§ Short task: How many lines in the records below contain the word "that"? Answer with the number alone.

(Rows from a dataset of charts and code)
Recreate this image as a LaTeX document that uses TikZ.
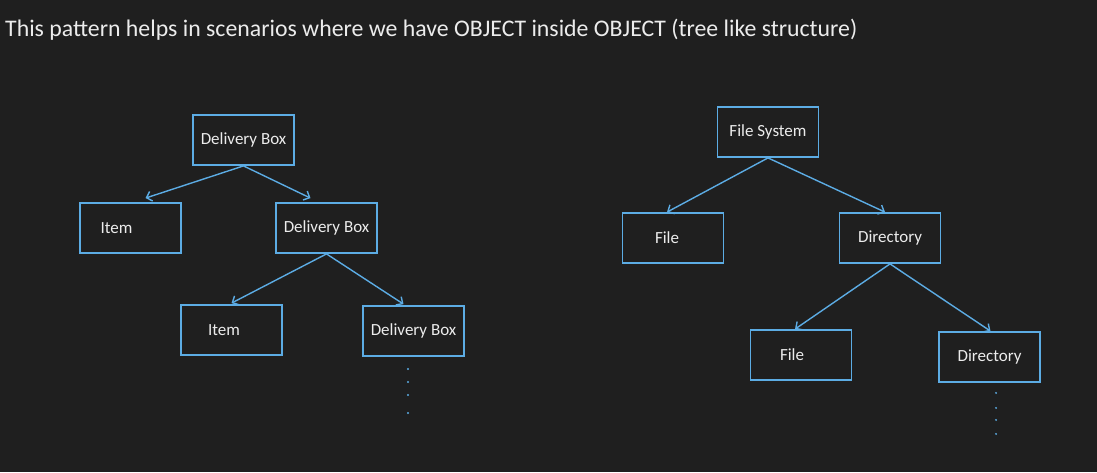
\documentclass[tikz,border=0pt]{standalone}
\usepackage{fontspec}
\setmainfont{Carlito}
\usepackage{xcolor}
\usetikzlibrary{arrows.meta, positioning}
\definecolor{bgdark}{RGB}{31, 31, 31}
\definecolor{boxblue}{RGB}{92, 172, 228}
\definecolor{txtlight}{RGB}{236, 236, 236}

\begin{document}
\begin{tikzpicture}[x=1pt, y=-1pt, >={Straight Barb[length=5pt, width=10pt]},
    box/.style={draw=boxblue, line width=1.8pt, minimum width=101pt, minimum height=50pt,
        text=txtlight, font=\fontsize{17}{20}\selectfont},
    leftbox/.style={box, align=left, text width=#1},
    link/.style={->, boxblue, line width=1.4pt}]
    % Background
    \fill[bgdark] (0,0) rectangle (1097,472);
    \useasboundingbox (0,0) rectangle (1097,472);

    % Heading
    \node[anchor=base west, inner sep=0pt, text=txtlight, font=\fontsize{23.8}{28}\selectfont] (heading) at (5,36)
        {This pattern helps in scenarios where we have OBJECT inside OBJECT (tree like structure)};

    % Delivery box tree
    \node[box] (dbox) at (243.5,140) {Delivery Box};
    \node[leftbox=60pt] (item) at (130.5,228) {Item};
    \node[box] (dboxb) at (326.5,228) {Delivery Box};
    \node[leftbox=47pt] (itemb) at (231.5,330) {Item};
    \node[box] (dboxc) at (413.5,331) {Delivery Box};
    \draw[link] (dbox.south) -- ([xshift=15pt, yshift=4pt]item.north);
    \draw[link] (dbox.south) -- ([xshift=-16pt, yshift=4pt]dboxb.north);
    \draw[link] (dboxb.south) -- ([yshift=1pt]itemb.north);
    \draw[link] (dboxb.south) -- ([xshift=-10pt, yshift=1pt]dboxc.north);
    \foreach \dy in {12,25,38,56}
        \fill[boxblue] ([xshift=-5.5pt, yshift=-\dy pt]dboxc.south) circle (1.1pt);

    % File system tree
    \node[box] (fsys) at (768,132) {File System};
    \node[leftbox=36pt] (file) at (673,238) {File};
    \node[box] (dir) at (890,238) {Directory};
    \node[leftbox=42pt] (fileb) at (801,355) {File};
    \node[box] (dirb) at (989.5,357) {Directory};
    \draw[link] (fsys.south) -- ([xshift=-6pt]file.north);
    \draw[link] (fsys.south) -- ([xshift=-5pt]dir.north);
    \draw[link] (dir.south) -- ([xshift=-6pt]fileb.north);
    \draw[link] (dir.south) -- ([xshift=1pt]dirb.north);
    \foreach \dy in {10,25,37,51}
        \fill[boxblue] ([xshift=6.5pt, yshift=-\dy pt]dirb.south) circle (1.1pt);
\end{tikzpicture}
\end{document}
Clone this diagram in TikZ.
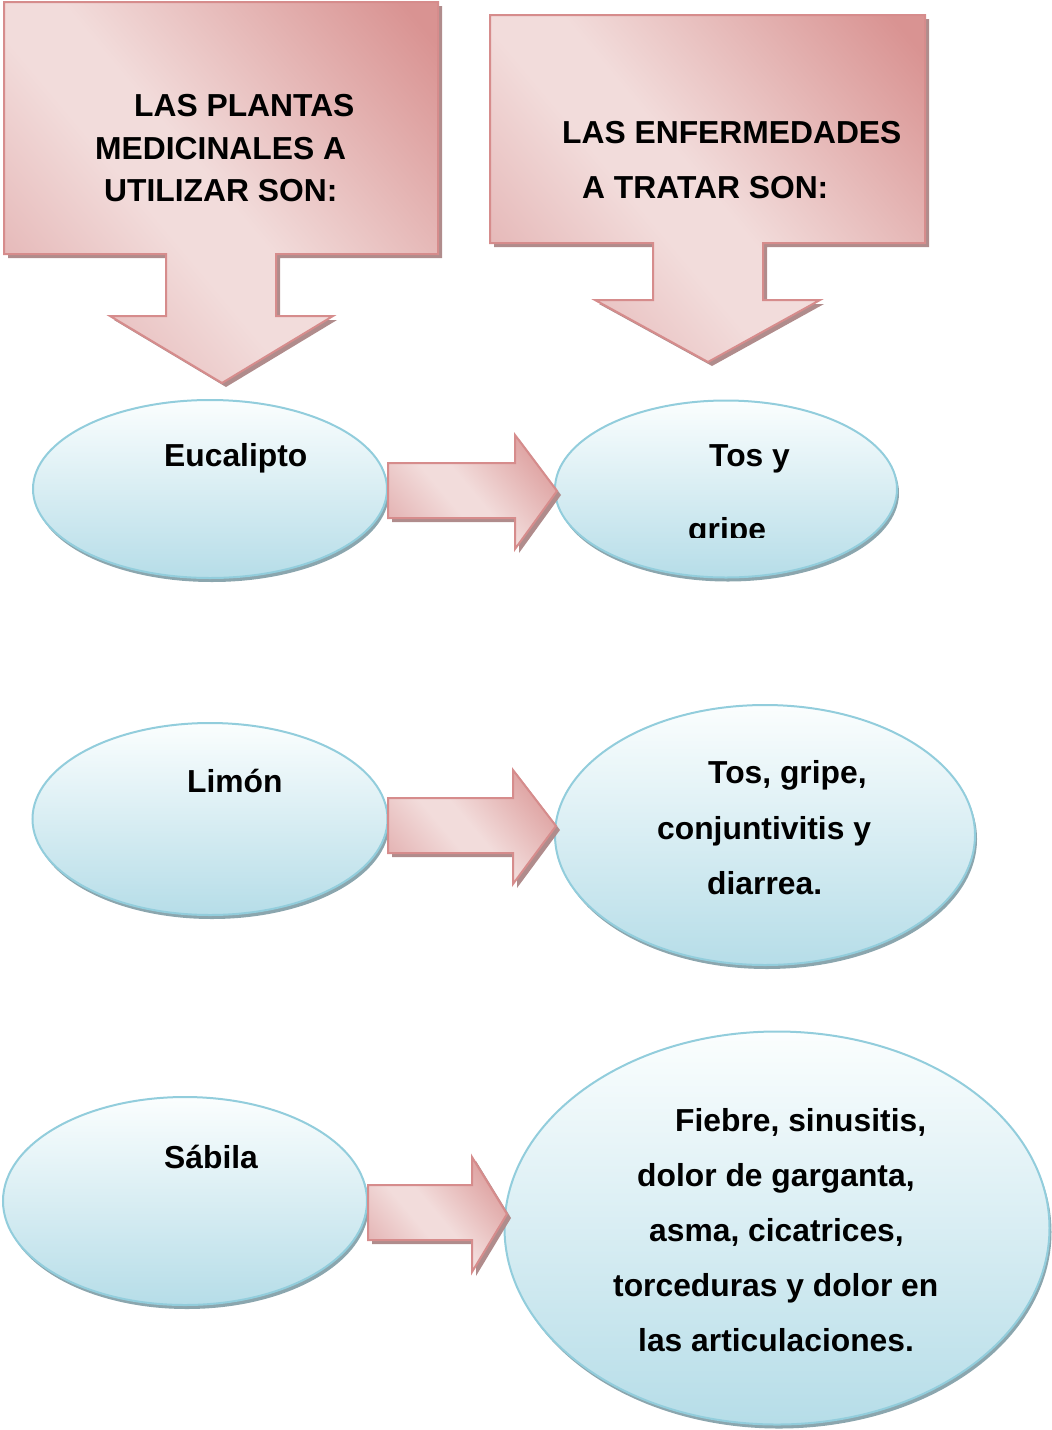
\documentclass[tikz,border=0pt]{standalone}
\usepackage{fontspec}
\setmainfont{Liberation Sans}
\usetikzlibrary{shapes.geometric,shadows}
\definecolor{pinkD}{RGB}{217,147,146}
\definecolor{pinkL}{RGB}{242,220,219}
\definecolor{pinkM}{RGB}{228,180,180}
\definecolor{pinkB}{RGB}{214,140,140}
\definecolor{pinkS}{RGB}{176,140,140}
\definecolor{blueT}{RGB}{251,254,254}
\definecolor{blueB}{RGB}{182,221,232}
\definecolor{blueE}{RGB}{146,205,220}
\definecolor{blueS}{RGB}{139,166,174}
\pgfdeclarehorizontalshading{pinkdiag}{100bp}{color(0bp)=(pinkM); color(22bp)=(pinkM); color(42bp)=(pinkL); color(50bp)=(pinkL); color(82bp)=(pinkD); color(100bp)=(pinkD)}
\tikzset{
  pinkshape/.style={draw=pinkB, line width=2pt, line join=miter,
    shading=pinkdiag, shading angle=40,
    drop shadow={shadow xshift=4pt, shadow yshift=-4pt, opacity=1, fill=pinkS}},
  ell/.style={ellipse, draw=blueE, line width=2pt, inner sep=0pt,
    top color=blueT, bottom color=blueB,
    drop shadow={shadow xshift=2pt, shadow yshift=-4pt, opacity=1, fill=blueS}},
  txt/.style={anchor=base west, inner sep=0pt, font=\bfseries\fontsize{31.8pt}{38pt}\selectfont}
}
\begin{document}
\begin{tikzpicture}[x=1pt,y=-1pt]
\useasboundingbox (0,0) rectangle (1052,1430);
% callouts
\path[pinkshape] (4,2) -- (438,2) -- (438,254) -- (276,254) -- (276,316) -- (333,316)
  -- (222,383) -- (110,316) -- (166,316) -- (166,254) -- (4,254) -- cycle;
\path[pinkshape] (490,15) -- (925,15) -- (925,243) -- (763,243) -- (763,300) -- (820,300)
  -- (708,362) -- (595,300) -- (653,300) -- (653,243) -- (490,243) -- cycle;
\node[txt] (c1a) at (134,116) {LAS PLANTAS};
\node[txt] (c1b) at (95,159) {MEDICINALES A};
\node[txt] (c1c) at (104,201) {UTILIZAR SON:};
\node[txt] (c2a) at (562,143) {LAS ENFERMEDADES};
\node[txt] (c2b) at (582,198) {A TRATAR SON:};
% ellipses
\node[ell, minimum width=354pt, minimum height=178pt] (e1) at (210,489) {};
\node[ell, minimum width=342pt, minimum height=177pt] (e2) at (726,489) {};
\node[ell, minimum width=355pt, minimum height=192pt] (e3) at (210,819) {};
\node[ell, minimum width=420pt, minimum height=260pt] (e4) at (765,835) {};
\node[ell, minimum width=364pt, minimum height=208pt] (e5) at (185,1201) {};
\node[ell, minimum width=545pt, minimum height=393pt] (e6) at (777,1228) {};
% block arrows
\path[pinkshape] (388,463) -- (515,463) -- (515,435) -- (557,491) -- (515,549) -- (515,518) -- (388,518) -- cycle;
\path[pinkshape] (388,798) -- (513,798) -- (513,770) -- (556,826) -- (513,884) -- (513,853) -- (388,853) -- cycle;
\path[pinkshape] (368,1185) -- (472,1185) -- (472,1157) -- (507,1214) -- (472,1272) -- (472,1240) -- (368,1240) -- cycle;
% texts
\node[txt] (t1) at (164,466) {Eucalipto};
\node[txt] (t2a) at (709,466) {Tos y};
\begin{scope}
\clip (640,500) rectangle (820,537);
\node[txt] (t2b) at (688,540) {gripe};
\end{scope}
\node[txt] (t3) at (187,792) {Limón};
\node[txt] (t4a) at (708,783) {Tos, gripe,};
\node[txt] (t4b) at (657,839) {conjuntivitis y};
\node[txt] (t4c) at (707,894) {diarrea.};
\node[txt] (t5) at (164,1168) {Sábila};
\node[txt] (t6a) at (675,1131) {Fiebre, sinusitis,};
\node[txt] (t6b) at (637,1186) {dolor de garganta,};
\node[txt] (t6c) at (649,1241) {asma, cicatrices,};
\node[txt] (t6d) at (613,1296) {torceduras y dolor en};
\node[txt] (t6e) at (638,1351) {las articulaciones.};
\end{tikzpicture}
\end{document}
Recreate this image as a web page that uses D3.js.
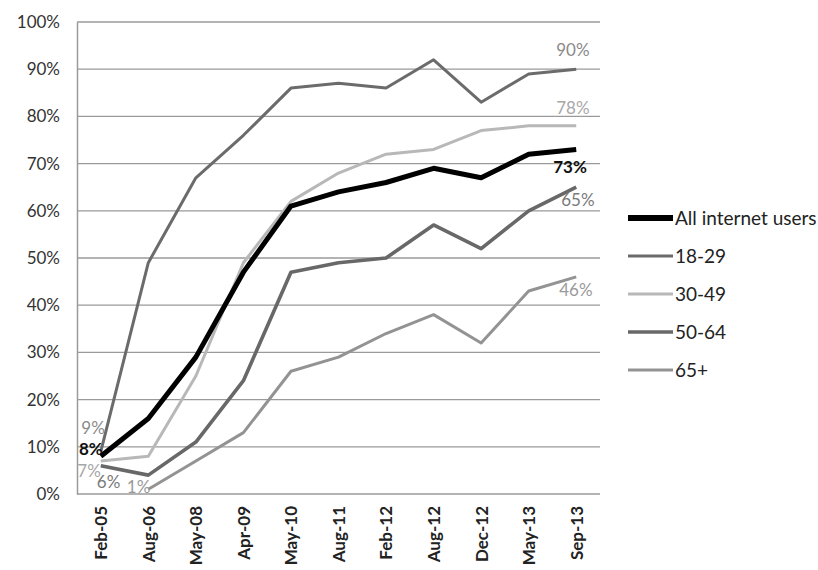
<!DOCTYPE html>
<html>
<head>
<meta charset="utf-8">
<script src="https://cdn.jsdelivr.net/npm/d3@7"></script>
<style>
  body { margin: 0; background: #fff; }
  svg { display: block; font-family: Lato, "Open Sans", sans-serif; }
</style>
</head>
<body>
<svg id="chart" width="818" height="570"></svg>
<script>
// Survey dates
const categories = ["Feb-05", "Aug-06", "May-08", "Apr-09", "May-10", "Aug-11",
                    "Feb-12", "Aug-12", "Dec-12", "May-13", "Sep-13"];

// Share of internet users in each group (percent); null = not surveyed
const allUsers = [8, 16, 29, 47, 61, 64, 66, 69, 67, 72, 73];
const age18to29 = [9, 49, 67, 76, 86, 87, 86, 92, 83, 89, 90];
const age30to49 = [7, 8, 25, 49, 62, 68, 72, 73, 77, 78, 78];
const age50to64 = [6, 4, 11, 24, 47, 49, 50, 57, 52, 60, 65];
const age65plus = [null, 1, 7, 13, 26, 29, 34, 38, 32, 43, 46];

const seriesNames = ["All internet users", "18-29", "30-49", "50-64", "65+"];
const yTicks = [0, 10, 20, 30, 40, 50, 60, 70, 80, 90, 100];

const seriesValues = [allUsers, age18to29, age30to49, age50to64, age65plus];

const styles = [
  { color: "#000000", width: 5,   labelColor: "#111", bold: true },
  { color: "#6b6b6b", width: 3,   labelColor: "#8a8a8a" },
  { color: "#b8b8b8", width: 3,   labelColor: "#a8a8a8" },
  { color: "#686868", width: 3.6, labelColor: "#7a7a7a" },
  { color: "#939393", width: 3,   labelColor: "#9a9a9a" }
];

// Offsets of the first / last value labels relative to their point
const startLabels = [
  { dx: 2,  dy: -1,  anchor: "end" },
  { dx: 4,  dy: -18, anchor: "end" },
  { dx: 0,  dy: 16,  anchor: "end" },
  { dx: -4, dy: 22,  anchor: "start" },
  { dx: 2,  dy: 4,   anchor: "end" }
];
const endLabels = [
  { dx: -23, dy: 24 },
  { dx: -20, dy: -13 },
  { dx: -20, dy: -12 },
  { dx: -15, dy: 19 },
  { dx: -17, dy: 19 }
];

const svg = d3.select("#chart");
const margin = { left: 77, right: 600, top: 22, bottom: 494 };

const x = d3.scalePoint()
  .domain(categories)
  .range([margin.left, margin.right])
  .padding(0.5);

const y = d3.scaleLinear()
  .domain([0, 100])
  .range([margin.bottom, margin.top]);

// Horizontal gridlines
svg.append("g")
  .selectAll("line")
  .data(yTicks)
  .join("line")
  .attr("x1", margin.left)
  .attr("x2", margin.right)
  .attr("y1", d => y(d))
  .attr("y2", d => y(d))
  .attr("stroke", "#9a9a9a")
  .attr("stroke-width", 1.3);

// Y axis
const yAxis = svg.append("g")
  .attr("transform", `translate(${margin.left},0)`)
  .call(d3.axisLeft(y).tickValues(yTicks).tickSize(0).tickPadding(17)
    .tickFormat(d => d + "%"));
yAxis.select(".domain").attr("stroke", "#9a9a9a").attr("stroke-width", 1.5);
yAxis.selectAll("text")
  .attr("font-size", 17)
  .attr("fill", "#333")
  .attr("font-family", "Lato, sans-serif");

// X axis
const xAxis = svg.append("g")
  .attr("transform", `translate(0,${margin.bottom})`)
  .call(d3.axisBottom(x).tickSize(0).tickPadding(0));
xAxis.select(".domain").remove();
xAxis.selectAll("text")
  .attr("font-size", 17)
  .attr("font-weight", "bold")
  .attr("fill", "#222")
  .attr("font-family", "Lato, sans-serif")
  .attr("text-anchor", "end")
  .attr("dy", "0.35em")
  .attr("transform", "translate(0,12) rotate(-90)")
  .attr("x", 0)
  .attr("y", 0);

// Lines (drawn from the back: 65+ first, all users last)
const line = d3.line()
  .defined(d => d.v !== null)
  .x(d => x(d.c))
  .y(d => y(d.v));

const drawOrder = [4, 3, 2, 1, 0];
drawOrder.forEach(i => {
  const pts = categories.map((c, j) => ({ c, v: seriesValues[i][j] }));
  svg.append("path")
    .datum(pts)
    .attr("fill", "none")
    .attr("stroke", styles[i].color)
    .attr("stroke-width", styles[i].width)
    .attr("stroke-linejoin", "round")
    .attr("d", line);
});

// First / last value labels
seriesValues.forEach((vals, i) => {
  const defined = categories.map((c, j) => ({ c, v: vals[j] })).filter(d => d.v !== null);
  const first = defined[0];
  const last = defined[defined.length - 1];
  const items = [
    [first, startLabels[i].dx, startLabels[i].dy, startLabels[i].anchor],
    [last, endLabels[i].dx, endLabels[i].dy, "start"]
  ];
  items.forEach(([d, dx, dy, anchor]) => {
    svg.append("text")
      .attr("x", x(d.c) + dx)
      .attr("y", y(d.v) + dy)
      .attr("text-anchor", anchor)
      .attr("font-size", 17)
      .attr("font-weight", styles[i].bold ? "bold" : "normal")
      .attr("fill", styles[i].labelColor)
      .text(d.v + "%");
  });
});

// Legend
const legend = svg.append("g").attr("transform", "translate(628,218)");
seriesNames.forEach((name, i) => {
  const row = legend.append("g").attr("transform", `translate(0,${i * 38})`);
  row.append("line")
    .attr("x1", 0).attr("x2", 45)
    .attr("y1", 0).attr("y2", 0)
    .attr("stroke", styles[i].color)
    .attr("stroke-width", i === 0 ? 6 : styles[i].width);
  row.append("text")
    .attr("x", 47)
    .attr("y", 0)
    .attr("dy", "0.35em")
    .attr("font-size", 19)
    .attr("fill", "#222")
    .text(name);
});
</script>
</body>
</html>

§ Finished exercise: 2